Reproduce, character for character, the lines below from the first through the one with "const yTickValues = [0, 10, 20, 30];". Leave pictures out.
---- Stored data
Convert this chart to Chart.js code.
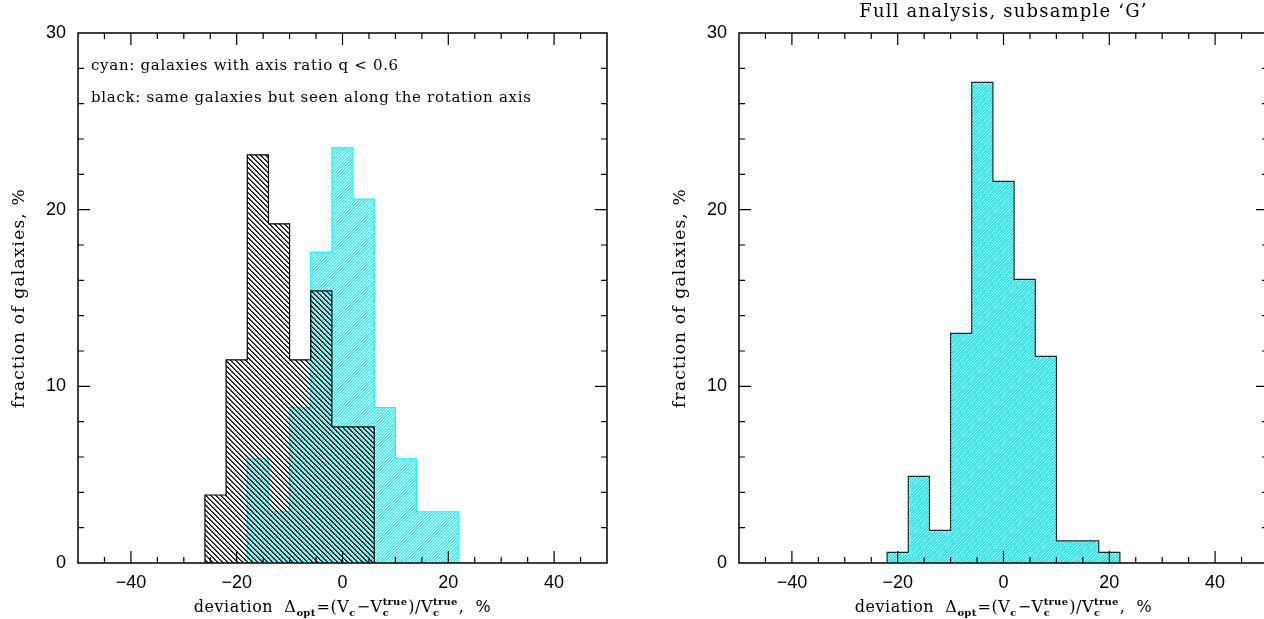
<!DOCTYPE html>
<html>
<head>
<meta charset="utf-8">
<script src="https://cdn.jsdelivr.net/npm/chart.js@4.4.0/dist/chart.umd.min.js"></script>
<style>
html, body { margin: 0; padding: 0; background: #fff; overflow: hidden; width: 1264px; height: 619px; }
.panel { position: absolute; top: 0; }
#leftPanel { left: 0; }
#rightPanel { left: 661px; }
</style>
</head>
<body>
<div class="panel" id="leftPanel"><canvas id="leftChart" width="632" height="619"></canvas></div>
<div class="panel" id="rightPanel"><canvas id="rightChart" width="632" height="619"></canvas></div>
<script>
// histogram bins: edges of the bins (deviation, %) and fraction of galaxies (%)
const blackEdges = [-26, -22, -18, -14, -10, -6, -2, 2, 6];
const blackPct   = [3.85, 11.5, 23.1, 19.2, 11.5, 15.4, 7.7, 7.7];

const cyanEdges = [-18, -14, -10, -6, -2, 2, 6, 10, 14, 18, 22];
const cyanPct   = [5.9, 2.9, 8.8, 17.6, 23.5, 20.6, 8.8, 5.9, 2.9, 2.9];

const fullEdges = [-22, -18, -14, -10, -6, -2, 2, 6, 10, 14, 18, 22];
const fullPct   = [0.6, 4.9, 1.85, 13.0, 27.2, 21.6, 16.05, 11.7, 1.25, 1.25, 0.6];

const xTickValues = [-40, -20, 0, 20, 40];
const yTickValues = [0, 10, 20, 30];

const noteLines = ['cyan: galaxies with axis ratio q < 0.6', 'black: same galaxies but seen along the rotation axis'];
const rightTitle = 'Full analysis, subsample \u2018G\u2019';
const yTitle = 'fraction of galaxies, %';

const SERIF = '"DejaVu Serif", "Liberation Serif", serif';
const SANS = '"Liberation Sans", Arial, sans-serif';

// turn bins into points of a stepped outline
function stepPoints(edges, pct) {
    const pts = [{ x: edges[0], y: 0 }];
    pct.forEach((v, i) => pts.push({ x: edges[i], y: v }));
    pts.push({ x: edges[edges.length - 1], y: 0 });
    return pts;
}

// pixel hatch patterns
function hatch(size, fn) {
    const c = document.createElement('canvas');
    c.width = size; c.height = size;
    const g = c.getContext('2d');
    const img = g.createImageData(size, size);
    for (let y = 0; y < size; y++) {
        for (let x = 0; x < size; x++) {
            const col = fn(x, y);
            if (!col) continue;
            const k = (y * size + x) * 4;
            img.data[k] = col[0]; img.data[k + 1] = col[1]; img.data[k + 2] = col[2]; img.data[k + 3] = col[3];
        }
    }
    g.putImageData(img, 0, 0);
    return g.createPattern(c, 'repeat');
}

const blackHatch = hatch(5, (x, y) => {
    const d = ((x - y) % 5 + 5) % 5;
    return d === 0 ? [0, 0, 0, 255] : d === 1 ? [0, 0, 0, 170] : null;
});
const cyanLightHatch = hatch(3, (x, y) => {
    const d = (x + y) % 3;
    return d === 0 ? [0, 255, 255, 255] : d === 1 ? [0, 255, 255, 130] : null;
});
const cyanHatch = hatch(3, (x, y) => {
    const d = (x + y) % 3;
    return d === 2 ? null : [0, 255, 255, 255];
});

function spaced(ctx, font, spacing) {
    ctx.font = font;
    ctx.letterSpacing = spacing + 'px';
}

// frame with inward ticks on all four sides
const framePlugin = {
    id: 'frame',
    afterDraw(chart) {
        const { ctx, chartArea: a, scales } = chart;
        ctx.save();
        ctx.strokeStyle = '#000';
        ctx.lineWidth = 1.5;
        ctx.strokeRect(a.left, a.top, a.right - a.left, a.bottom - a.top);
        ctx.lineWidth = 1.2;
        ctx.beginPath();
        for (let v = -45; v <= 45; v += 5) {
            const px = scales.x.getPixelForValue(v);
            const len = v % 20 === 0 ? 12 : 6;
            ctx.moveTo(px, a.bottom); ctx.lineTo(px, a.bottom - len);
            ctx.moveTo(px, a.top); ctx.lineTo(px, a.top + len);
        }
        for (let v = 2; v < 30; v += 2) {
            const py = scales.y.getPixelForValue(v);
            const len = v % 10 === 0 ? 12 : 6;
            ctx.moveTo(a.left, py); ctx.lineTo(a.left + len, py);
            ctx.moveTo(a.right, py); ctx.lineTo(a.right - len, py);
        }
        ctx.stroke();

        // y title
        ctx.fillStyle = '#000';
        spaced(ctx, '17px ' + SERIF, 1.2);
        ctx.textAlign = 'center';
        ctx.textBaseline = 'middle';
        ctx.save();
        ctx.translate(20, (a.top + a.bottom) / 2);
        ctx.rotate(-Math.PI / 2);
        ctx.fillText(yTitle, 0, 0);
        ctx.restore();

        drawXTitle(ctx, (a.left + a.right) / 2, 612);
        ctx.restore();
    }
};

// deviation Δopt=(Vc−Vc^true)/Vc^true, %
function drawXTitle(ctx, cx, base) {
    const parts = [
        { text: 'deviation  \u0394' }, { sub: 'opt' }, { text: '=(V' }, { sub: 'c' },
        { text: '\u2212V' }, { sub: 'c', sup: 'true' }, { text: ')/V' }, { sub: 'c', sup: 'true' },
        { text: ',  %' }
    ];
    const big = '16px ' + SERIF, small = 'bold 10px ' + SERIF;
    const widthOf = p => {
        if (p.text) { spaced(ctx, big, 0.5); return ctx.measureText(p.text).width; }
        spaced(ctx, small, 0.3);
        return Math.max(ctx.measureText(p.sub || '').width, ctx.measureText(p.sup || '').width) + 1;
    };
    const total = parts.reduce((s, p) => s + widthOf(p), 0);
    let x = cx - total / 2;
    ctx.textAlign = 'left';
    ctx.textBaseline = 'alphabetic';
    parts.forEach(p => {
        const w = widthOf(p);
        if (p.text) {
            spaced(ctx, big, 0.5); ctx.fillText(p.text, x, base);
        } else {
            spaced(ctx, small, 0.3);
            if (p.sub) ctx.fillText(p.sub, x, base + 4);
            if (p.sup) ctx.fillText(p.sup, x, base - 7);
        }
        x += w;
    });
}

const notesPlugin = {
    id: 'notes',
    afterDraw(chart) {
        const ctx = chart.ctx;
        ctx.save();
        ctx.fillStyle = '#000';
        spaced(ctx, '15px ' + SERIF, 0.7);
        ctx.textAlign = 'left';
        ctx.textBaseline = 'middle';
        ctx.fillText(noteLines[0], 91, 66);
        ctx.fillText(noteLines[1], 91, 98);
        ctx.restore();
    }
};

const titlePlugin = {
    id: 'topTitle',
    afterDraw(chart) {
        const { ctx, chartArea: a } = chart;
        ctx.save();
        ctx.fillStyle = '#000';
        spaced(ctx, '18px ' + SERIF, 1.2);
        ctx.textAlign = 'center';
        ctx.textBaseline = 'middle';
        ctx.fillText(rightTitle, (a.left + a.right) / 2, 12);
        ctx.restore();
    }
};

function histOptions() {
    return {
        responsive: false,
        animation: false,
        layout: { padding: { top: 33, right: 25, left: 0, bottom: 0 } },
        elements: { point: { radius: 0 }, line: { tension: 0 } },
        scales: {
            x: {
                type: 'linear', min: -50, max: 50,
                afterBuildTicks: s => { s.ticks = xTickValues.map(v => ({ value: v })); },
                afterFit: s => { s.height = 56; },
                grid: { display: false, drawTicks: false },
                border: { display: false },
                ticks: {
                    color: '#000', padding: 9, maxRotation: 0,
                    font: { family: SANS, size: 18 },
                    callback: v => (v < 0 ? '\u2212' + Math.abs(v) : String(v))
                }
            },
            y: {
                min: 0, max: 30,
                afterBuildTicks: s => { s.ticks = yTickValues.map(v => ({ value: v })); },
                afterFit: s => { s.width = 78; },
                grid: { display: false, drawTicks: false },
                border: { display: false },
                ticks: { color: '#000', padding: 12, font: { family: SANS, size: 18 } }
            }
        },
        plugins: { legend: { display: false }, tooltip: { enabled: false } }
    };
}

new Chart(document.getElementById('leftChart').getContext('2d'), {
    type: 'line',
    data: {
        datasets: [
            {
                label: 'seen along rotation axis',
                data: stepPoints(blackEdges, blackPct),
                stepped: true,
                borderColor: '#000',
                borderWidth: 1.2,
                backgroundColor: blackHatch,
                fill: 'origin'
            },
            {
                label: 'q < 0.6',
                data: stepPoints(cyanEdges, cyanPct),
                stepped: true,
                borderColor: '#00ffff',
                borderWidth: 1.2,
                backgroundColor: cyanLightHatch,
                fill: 'origin'
            }
        ]
    },
    options: histOptions(),
    plugins: [framePlugin, notesPlugin]
});

new Chart(document.getElementById('rightChart').getContext('2d'), {
    type: 'line',
    data: {
        datasets: [
            {
                label: 'subsample G',
                data: stepPoints(fullEdges, fullPct),
                stepped: true,
                borderColor: '#222',
                borderWidth: 1.2,
                backgroundColor: cyanHatch,
                fill: 'origin'
            }
        ]
    },
    options: histOptions(),
    plugins: [framePlugin, titlePlugin]
});
</script>
</body>
</html>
--------
● **The response**:
Convert this chart to Chart.js code.
<!DOCTYPE html>
<html>
<head>
<meta charset="utf-8">
<script src="https://cdn.jsdelivr.net/npm/chart.js@4.4.0/dist/chart.umd.min.js"></script>
<style>
html, body { margin: 0; padding: 0; background: #fff; overflow: hidden; width: 1264px; height: 619px; }
.panel { position: absolute; top: 0; }
#leftPanel { left: 0; }
#rightPanel { left: 661px; }
</style>
</head>
<body>
<div class="panel" id="leftPanel"><canvas id="leftChart" width="632" height="619"></canvas></div>
<div class="panel" id="rightPanel"><canvas id="rightChart" width="632" height="619"></canvas></div>
<script>
// histogram bins: edges of the bins (deviation, %) and fraction of galaxies (%)
const blackEdges = [-26, -22, -18, -14, -10, -6, -2, 2, 6];
const blackPct   = [3.85, 11.5, 23.1, 19.2, 11.5, 15.4, 7.7, 7.7];

const cyanEdges = [-18, -14, -10, -6, -2, 2, 6, 10, 14, 18, 22];
const cyanPct   = [5.9, 2.9, 8.8, 17.6, 23.5, 20.6, 8.8, 5.9, 2.9, 2.9];

const fullEdges = [-22, -18, -14, -10, -6, -2, 2, 6, 10, 14, 18, 22];
const fullPct   = [0.6, 4.9, 1.85, 13.0, 27.2, 21.6, 16.05, 11.7, 1.25, 1.25, 0.6];

const xTickValues = [-40, -20, 0, 20, 40];
const yTickValues = [0, 10, 20, 30];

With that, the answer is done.